No sooner did we announce the pregnancy that- like a cruel joke- we have to rescind. And on April Fools day too. We are so sorry guys, we are not having a baby after all.
When we first noticed the bleeding, we figured it was something normal, the body trying to menstruate or the cervix stretching out, but as it continued we started to get worried. Both of us frantically searched the internet looking for good news. We saw things we liked, things we didn’t like, and things that horrified us. We prayed for God to save us from what we did not want to face. We prayed for signs and for miracles. One thing was for sure, we had to get out of Utah and get back home.
When we got to Nevada, Theresa came into the bedroom with a smile. “Things are looking better!” she said, “Maybe it has stopped now and everything is fine.” Our friends and family members made us feel better when they told us, “oh yea, this happens. It’s normal” and so on and so on. We put it out of our minds and continued our trip home. Kanan was being so good, he even used the “big potty” a few times on his own (peppered with accidents here and there- sorry AM/PM), and we were feeling better. Then, it started all over again.
I knew by the tears streaming down her face that something was different- maybe even worse. Her head shaking confirmed that feeling. We didn’t say anything to each other. We just hugged and cried. Even Kanan knew something was up. He just sat in the back seat oblivious- and Kanan is never oblivious. He always knows when Mama is crying. We still had 4 hours to go before we got to California so we just kept driving, praying, and crying.
When we got into town, Mike picked up Kanan and we rushed to the Doctor. She saw us right away and sent us to the hospital for more tests. Once there, the tech informed us that although she knew the results she could not share them with us for legal reasons. Theresa got an ultrasound and I kept my face down on my Ipod. I wouldn’t know what I was looking at anyway and didn’t want to get all confused. It would just hurt more. Besides, I was feeling foolish anyway. I mean, just 10 hours ago we were announcing to my family that we were pregnant and posting status updates on facebook. We were 8 weeks in. We had just seen the doctor 3 days ago and she didn’t mention anything like this.
We got a call a few hours later from the doctor, it went to voicemail. When we called back we were transferred to an answering service that did not know how to contact the doctor. In a panic and in my jammies, I ran out the door and drove to her office (a block away). Locked out, I climbed over the wall, jumped onto the roof before sliding down the palm tree and into her office courtyard. From there I began to knock on her office door and the windows. No luck. Lights were out. That’s when my phone rang. It was Theresa. The doctor had called her back.

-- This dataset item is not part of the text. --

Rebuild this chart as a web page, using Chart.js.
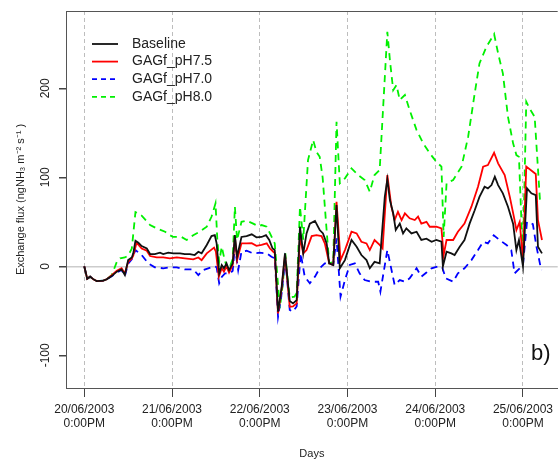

She told us that we would not know for sure but that no case like this had ever not resulted in a miscarriage. There was no reason to think we were different. I got home to find my wife writing in pain as her body terminated the pregnancy. I watched her laugh at the Brian Regan DVD we were watching then grab her belly and scream. She got Vicatin. I got a bottle of wine. We sat there together in awkward silence while the baby died inside of her.
Today was a harder day. The test results came back as we expected. It was a chromosomal disorder common to 98% of American miscarriages. No abnormalities per se, just a bad deal. There is no reason to expect we cannot conceive again and carry to term although that’s what the doctor said last time too. We’ve received a rush a phone calls, texts, and emails from friends and family who want to know “what’s happening.” You have all been great. We are dreading the sob stories and elongated conversations as (praise God) we have not received any yet. Just condolences and offers of support. We appreciate it. Anything more than “I’m so sorry and I love you” is too much. We just need to deal with this. After all, the baby is still inside her and there will come a time very soon when it will pass. I dread that day. I cannot even imagine what that will do to my wife. In addition to all her pain, it is still not over.
There is no way of knowing the larger reason of why this happened. Biologically we know that the body did not want a deformed pregnancy and so nature took its course. Spiritually, we know we are dealt a blow and must either cling or withdraw. We choose to cling. God did not take our baby, no. Adam took the fruit and thereby allowed sin and deformation, death, and decay to encroach on God’s perfect World. We never held our child, we never saw him breath or cuddled him while he slept. Perhaps this happened to teach us greater compassion. For as we mourn the loss of our unborn child, my sister and thousands of other parents are watching their children live with terrible diseases. And as we are hurting we know they are hurting and we all hurt together. Perhaps all of us loving on each other and sharing the love that God has blessed us with will cure the pain of miscarriage.